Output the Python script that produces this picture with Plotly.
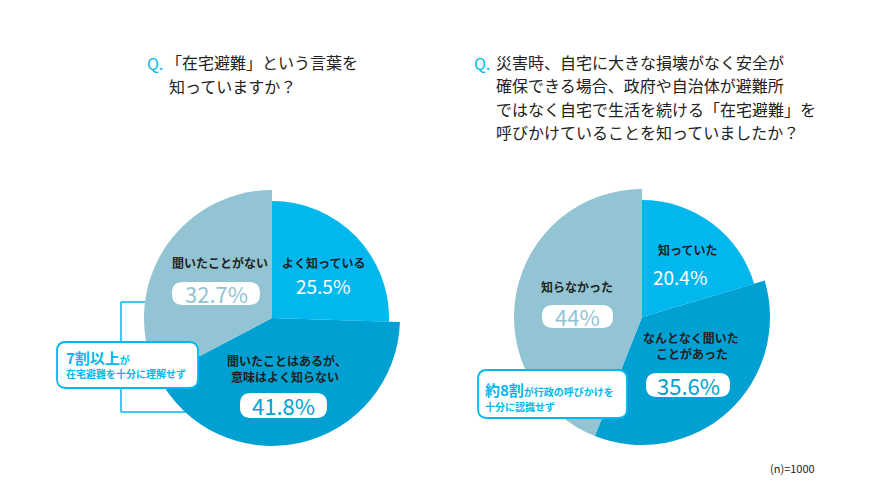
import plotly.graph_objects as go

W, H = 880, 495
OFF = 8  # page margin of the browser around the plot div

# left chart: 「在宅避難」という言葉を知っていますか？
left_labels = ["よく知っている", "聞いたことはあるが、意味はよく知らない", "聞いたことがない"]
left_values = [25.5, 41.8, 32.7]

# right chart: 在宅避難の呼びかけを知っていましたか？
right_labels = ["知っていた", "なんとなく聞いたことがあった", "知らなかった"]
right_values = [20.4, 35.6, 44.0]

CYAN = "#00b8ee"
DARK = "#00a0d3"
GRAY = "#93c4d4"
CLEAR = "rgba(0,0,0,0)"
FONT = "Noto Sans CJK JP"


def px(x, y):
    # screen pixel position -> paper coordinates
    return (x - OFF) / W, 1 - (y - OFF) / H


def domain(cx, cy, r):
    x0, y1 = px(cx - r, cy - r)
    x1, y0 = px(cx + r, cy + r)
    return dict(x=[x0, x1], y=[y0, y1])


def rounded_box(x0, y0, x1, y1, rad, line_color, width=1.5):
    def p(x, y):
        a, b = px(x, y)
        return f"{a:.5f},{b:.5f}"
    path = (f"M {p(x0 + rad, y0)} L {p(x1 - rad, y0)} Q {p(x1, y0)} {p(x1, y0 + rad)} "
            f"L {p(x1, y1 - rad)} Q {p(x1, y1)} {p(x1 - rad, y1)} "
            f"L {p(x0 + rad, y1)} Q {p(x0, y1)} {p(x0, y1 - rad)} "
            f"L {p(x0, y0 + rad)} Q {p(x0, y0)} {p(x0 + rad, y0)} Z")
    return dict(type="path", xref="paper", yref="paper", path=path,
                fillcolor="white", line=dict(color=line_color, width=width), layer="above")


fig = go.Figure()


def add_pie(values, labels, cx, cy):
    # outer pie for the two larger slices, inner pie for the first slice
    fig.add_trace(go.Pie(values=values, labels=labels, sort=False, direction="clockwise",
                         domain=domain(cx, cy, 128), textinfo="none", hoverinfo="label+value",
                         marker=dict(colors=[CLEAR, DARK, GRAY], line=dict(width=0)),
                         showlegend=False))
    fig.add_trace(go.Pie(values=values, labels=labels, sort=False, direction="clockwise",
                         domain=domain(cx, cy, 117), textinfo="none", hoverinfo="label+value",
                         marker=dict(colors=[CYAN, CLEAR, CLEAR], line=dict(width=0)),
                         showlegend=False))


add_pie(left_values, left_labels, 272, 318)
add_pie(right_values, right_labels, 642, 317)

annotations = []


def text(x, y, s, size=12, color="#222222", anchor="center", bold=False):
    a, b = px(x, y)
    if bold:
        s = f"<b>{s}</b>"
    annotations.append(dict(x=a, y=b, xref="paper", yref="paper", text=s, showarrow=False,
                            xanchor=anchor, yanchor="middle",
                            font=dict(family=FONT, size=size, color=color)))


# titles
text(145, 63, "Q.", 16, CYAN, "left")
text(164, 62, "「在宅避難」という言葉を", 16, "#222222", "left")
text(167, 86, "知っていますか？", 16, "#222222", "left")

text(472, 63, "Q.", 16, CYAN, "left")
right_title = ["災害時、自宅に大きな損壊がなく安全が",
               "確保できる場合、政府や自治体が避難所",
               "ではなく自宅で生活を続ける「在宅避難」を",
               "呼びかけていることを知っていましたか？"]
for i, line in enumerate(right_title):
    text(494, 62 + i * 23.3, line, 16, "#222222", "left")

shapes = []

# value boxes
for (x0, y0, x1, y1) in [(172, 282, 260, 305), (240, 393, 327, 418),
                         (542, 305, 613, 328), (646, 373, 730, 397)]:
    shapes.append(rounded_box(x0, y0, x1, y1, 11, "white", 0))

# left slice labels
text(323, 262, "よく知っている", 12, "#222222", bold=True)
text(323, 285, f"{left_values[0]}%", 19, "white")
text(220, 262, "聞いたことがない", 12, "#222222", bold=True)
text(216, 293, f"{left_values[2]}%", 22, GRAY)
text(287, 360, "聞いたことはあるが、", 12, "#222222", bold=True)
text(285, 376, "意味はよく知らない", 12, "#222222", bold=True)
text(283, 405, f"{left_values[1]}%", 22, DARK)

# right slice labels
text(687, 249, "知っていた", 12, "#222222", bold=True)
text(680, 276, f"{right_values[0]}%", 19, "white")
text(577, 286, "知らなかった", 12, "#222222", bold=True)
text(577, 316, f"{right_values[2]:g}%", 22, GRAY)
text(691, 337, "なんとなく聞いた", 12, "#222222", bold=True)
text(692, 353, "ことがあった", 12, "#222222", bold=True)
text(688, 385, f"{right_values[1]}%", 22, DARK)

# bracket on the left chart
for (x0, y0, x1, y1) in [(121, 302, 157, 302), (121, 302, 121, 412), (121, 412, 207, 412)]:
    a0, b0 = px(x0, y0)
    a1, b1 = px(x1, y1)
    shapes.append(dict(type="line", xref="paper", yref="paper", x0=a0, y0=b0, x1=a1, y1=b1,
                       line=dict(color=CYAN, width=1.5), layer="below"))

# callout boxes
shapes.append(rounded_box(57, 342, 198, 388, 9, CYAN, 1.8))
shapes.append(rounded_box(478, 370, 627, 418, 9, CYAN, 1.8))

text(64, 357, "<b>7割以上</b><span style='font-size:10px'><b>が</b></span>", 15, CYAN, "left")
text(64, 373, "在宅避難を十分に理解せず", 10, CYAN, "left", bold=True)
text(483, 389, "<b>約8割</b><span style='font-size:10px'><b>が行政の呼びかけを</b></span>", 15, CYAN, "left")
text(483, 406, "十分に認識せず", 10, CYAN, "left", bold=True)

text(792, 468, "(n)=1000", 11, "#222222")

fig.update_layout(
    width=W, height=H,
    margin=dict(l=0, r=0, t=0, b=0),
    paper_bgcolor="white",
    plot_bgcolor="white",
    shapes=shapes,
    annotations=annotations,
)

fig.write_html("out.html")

◆ **Written problem**
Set down again, exactly, the lines of the material above from its first line to the one with "right_values = [20.4, 35.6, 44.0]", inclusive. Leave the pictures out.

◆ **Task output**
Output the Python script that produces this picture with Plotly.
import plotly.graph_objects as go

W, H = 880, 495
OFF = 8  # page margin of the browser around the plot div

# left chart: 「在宅避難」という言葉を知っていますか？
left_labels = ["よく知っている", "聞いたことはあるが、意味はよく知らない", "聞いたことがない"]
left_values = [25.5, 41.8, 32.7]

# right chart: 在宅避難の呼びかけを知っていましたか？
right_labels = ["知っていた", "なんとなく聞いたことがあった", "知らなかった"]
right_values = [20.4, 35.6, 44.0]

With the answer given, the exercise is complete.